I just love the simplicity of this dish! If you love one pot meals, than this delicious Italian “poor man’s food is for you. I’ll admit I was watching a cooking show, that explored some regions in Italy. It brought me back to my culinary school days. We had to study where and how foods were used in the different locations of Italy. Like cheeses, wine and certain animals.
Spaghetti carbonara back in the the 1950’s were considered a poor man or working man’s dish. Hell! With the price of eggs nowadays, I’d have to contemplate that. These were simple ingredients that most people had on hand in their homes.

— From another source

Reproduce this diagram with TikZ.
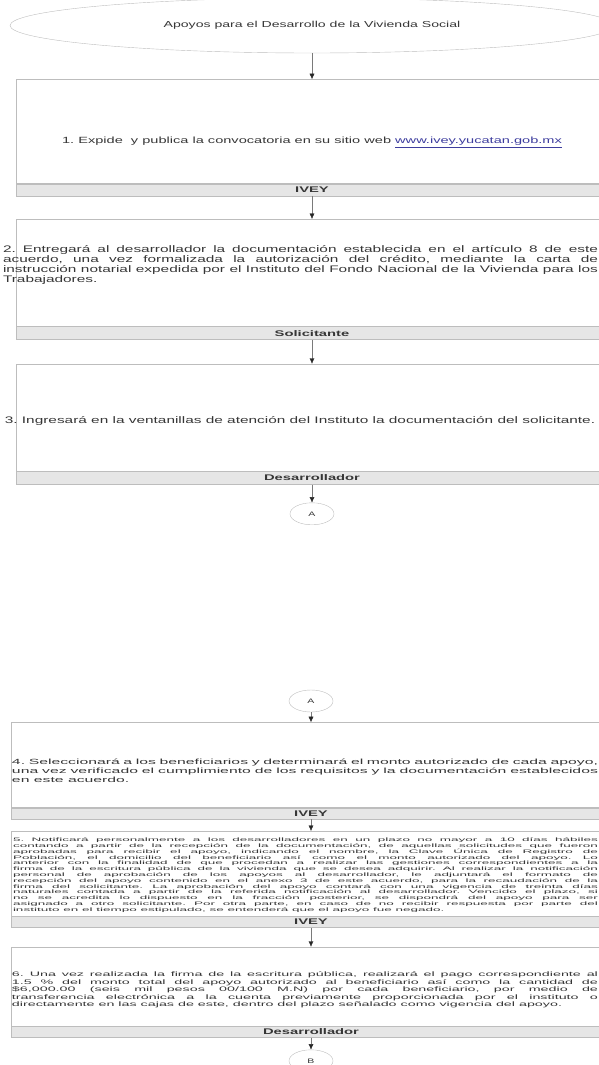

Linguine or Spaghetti 1 box
Bacon 1 pack and a half
*1 large red bell pepper
1 lg eggs
Salt and pepper to taste
This recipe renders 6 to 8 servings
*Feel free to use any veggies you want ie: peas, green bell peppers etc.
How to make
Remember, I said this is actually a one pot dish. Cook the pasta according to the package instructions (please don’t forget to add salt to the water). Once you get a boil, drop in your pasta.
Once the pasta is cooked, set aside in a separate bowl with about a cup or so of the salted pasta water, then cover with aluminum foil.
In the same pot you boiled your pasta, put the cut up bacon and set flame to medium heat. When bacon is 90% done, add veggies (in this case the cut up red bell pepper). Cook for a few minutes until peppers are medium soft, add a little salt and black pepper.
Add cooked pasta to the pot of bacon and bell pepper, let the pasta soak up the bacon grease, then add the fresh parsley (small dice), and a little shredded parmigiana reggiano.
Let cook for a minute, turn off heat, use a fork to whip the eggs in a bowl. Then pour over in the pot to incorporate ingredients stirring gently to coat.
Serve immediately with a glass of red wine, because, to me it makes such a difference with this dish tasting fresh and hot. Sprinkle a little parsley and cheese over the top on the spaghetti carbonara for presentation.
Easy to make and very filling. I do understand why this dish was popular in Piedimonte, Italy many years ago. Ingredients were simple, yet packed a lot of flavor, and filling enough to get villagers through another working day.